In connection with this, al Darbi was charged with attacking civilians, attacking civilian objects, hazarding a vessel, terrorism, and attempt to hazard a vessel and commit terrorism.
The plea agreement, which will be revealed shortly in court, no doubt states that in consideration for his plea of guilty to the offenses and his truthful testimony against other defendants, he will receive a maximum confinement period of some number of years. This arrangement could have significant implications for the Al-Nashiri case, which is scheduled for trial on September 2, 2014, and is currently in pre-trial proceedings. Al Darbi could be asked to testify against the USS Cole bomber this fall pursuant to this agreement, since there is evidence that al Darbi received substantial instruction from Al-Nashiri.

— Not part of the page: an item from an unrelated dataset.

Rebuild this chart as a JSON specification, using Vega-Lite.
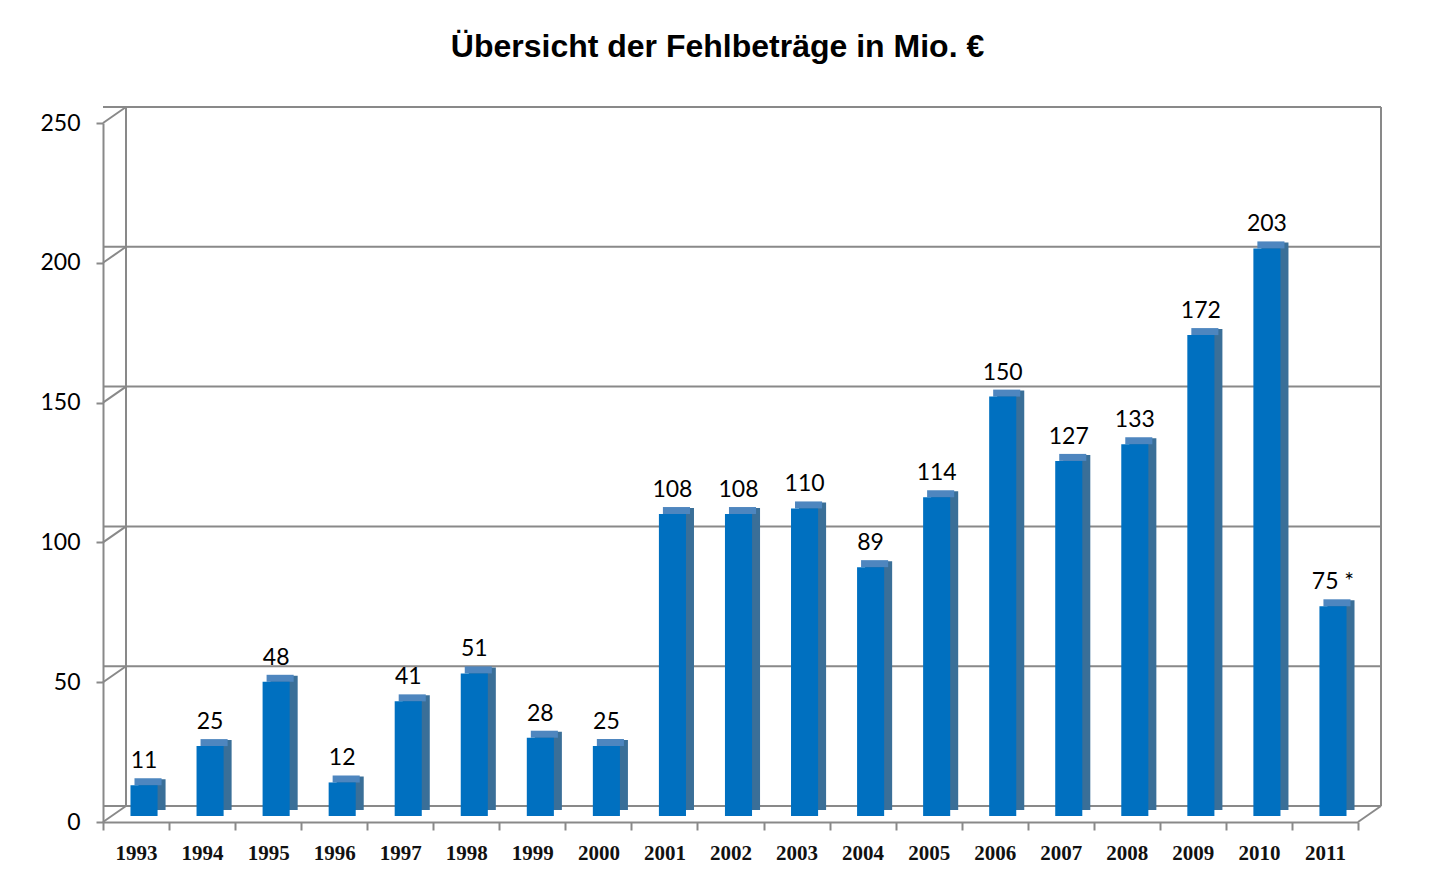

Even if al Darbi is not brought in to testify against Al-Nashiri, things at Guantanamo Bay are heating up. A trial date has been set for Al-Nashiri, and proceedings are moving forward against the 9/11 conspirators, including mastermind Khalid Sheikh Mohammed. These high-profile proceedings are sure to generate a lot of attention on military commissions. Military commissions are the proper venue for select terrorism cases, as are Article III federal courts. Both are an integral part of our justice system and are necessary to uphold the rule of law, promote justice, and ensure the safety of U.S. citizens.